Doing something different always brings up challenges, and learning from the experience is an expectation of the change projects. Not surprisingly, a few of the pilots have experienced some teething challenges, around mobile working and IT access, which now seem to have been mostly resolved. The research has also uncovered some cultural differences, with social workers remarking, for example, on the clash between social work values and some schools’ ‘zero tolerance’ policies around school uniform. Similarly, developing a shared understanding of the role of the social workers in the schools has been challenging in some cases – although this seems to reflect a general lack of understanding of the role that social workers play. A priority for the remainder of the project will be to identify what factors contribute to building strong relationships between social workers and school staff.

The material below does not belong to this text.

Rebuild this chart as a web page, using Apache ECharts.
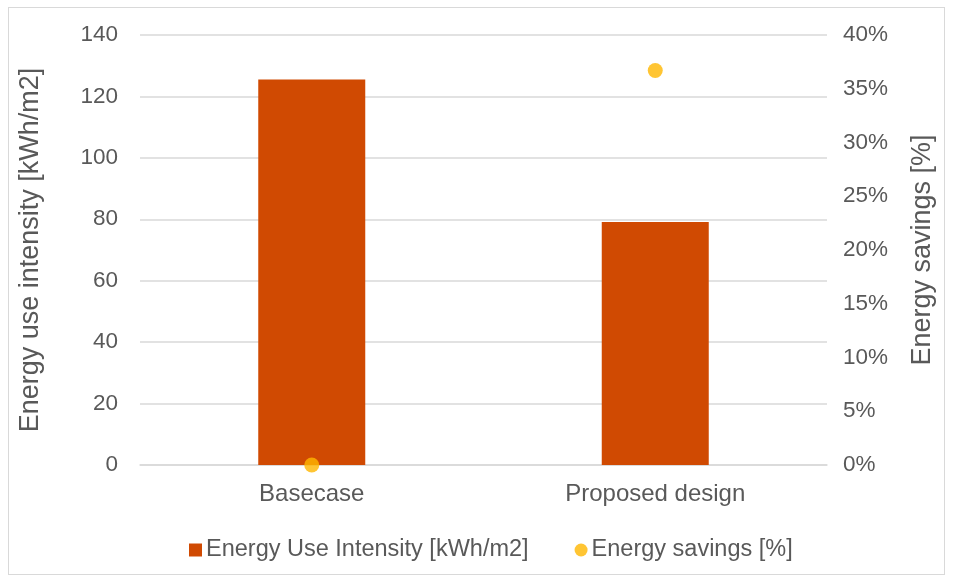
<!DOCTYPE html>
<html><head><meta charset="utf-8">
<script src="https://cdn.jsdelivr.net/npm/echarts@6/dist/echarts.min.js"></script>
<style>html,body{margin:0;padding:0;background:#fff}
#frame{position:absolute;left:8px;top:7px;width:937px;height:568px;border:1px solid #d9d9d9;box-sizing:border-box}
#c{position:absolute;left:0;top:0;width:954px;height:580px}</style>
</head><body><div id="frame"></div><div id="c"></div>
<script>
const categories = ['Basecase', 'Proposed design'];
const euiValues = [125.5, 79.1];
const savingsValues = [0, 36.7];
const leftTicks = [0, 140, 20];
const rightTicks = [0, 40, 5];
const seriesNames = ['Energy Use Intensity [kWh/m2]', 'Energy savings [%]'];

const font = 'Liberation Sans, Arial, sans-serif';
const txt = '#595959';
const chart = echarts.init(document.getElementById('c'));
chart.setOption({
  animation: false,
  textStyle: {fontFamily: font},
  grid: {left: 140, right: 127, top: 35, bottom: 115},
  legend: {
    top: 533, left: 184, itemGap: 46, itemWidth: 13, itemHeight: 13,
    textStyle: {fontSize: 23.5, color: txt, fontFamily: font, padding: [0, 0, 0, -1]},
    data: [{name: seriesNames[0], icon: 'rect'}, {name: seriesNames[1], icon: 'circle'}]
  },
  xAxis: {
    type: 'category', data: categories,
    axisLine: {lineStyle: {color: '#d9d9d9', width: 1.5}},
    axisTick: {show: false},
    axisLabel: {fontSize: 24, color: txt, margin: 17, fontFamily: font}
  },
  yAxis: [{
    type: 'value', min: leftTicks[0], max: leftTicks[1], interval: leftTicks[2],
    name: 'Energy use intensity [kWh/m2]', nameLocation: 'middle', nameGap: 96,
    nameTextStyle: {fontSize: 27, color: txt, fontFamily: font},
    axisLabel: {fontSize: 22.5, color: txt, margin: 22, fontFamily: font},
    splitLine: {lineStyle: {color: '#d9d9d9', width: 1.5}},
    axisLine: {show: false}, axisTick: {show: false}
  }, {
    type: 'value', min: rightTicks[0], max: rightTicks[1], interval: rightTicks[2],
    name: 'Energy savings [%]', nameLocation: 'middle', nameGap: 82, nameRotate: 90,
    nameTextStyle: {fontSize: 27, color: txt, fontFamily: font},
    axisLabel: {fontSize: 22.5, color: txt, margin: 16, formatter: '{value}%', fontFamily: font},
    splitLine: {show: false}, axisLine: {show: false}, axisTick: {show: false}
  }],
  series: [{
    name: seriesNames[0], type: 'bar', data: euiValues, barWidth: 107,
    itemStyle: {color: '#D04A02'}, yAxisIndex: 0
  }, {
    name: seriesNames[1], type: 'scatter', data: savingsValues, yAxisIndex: 1,
    symbol: 'circle', symbolSize: 15, itemStyle: {color: '#FFB600'}, z: 5
  }]
});
</script></body></html>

One of the pilots – in Southampton – has experienced some challenges with recruitment and retention, and this has led to higher than anticipated caseloads. This may in turn be limiting the work social workers can do within the schools. However, project leaders are actively addressing these issues and we are hopeful that this will be resolved presently.
The current impressions from these pilots are encouraging, despite some set-backs in their early stages. Both social workers and school staff have reported finding the experience positive, with social workers using their embedded position to build vital new relationships both with other professionals and with the young people. They also expect the benefits to increase as the projects become more established. We’re hoping this early promise will lead to positive outcomes in the final report next April.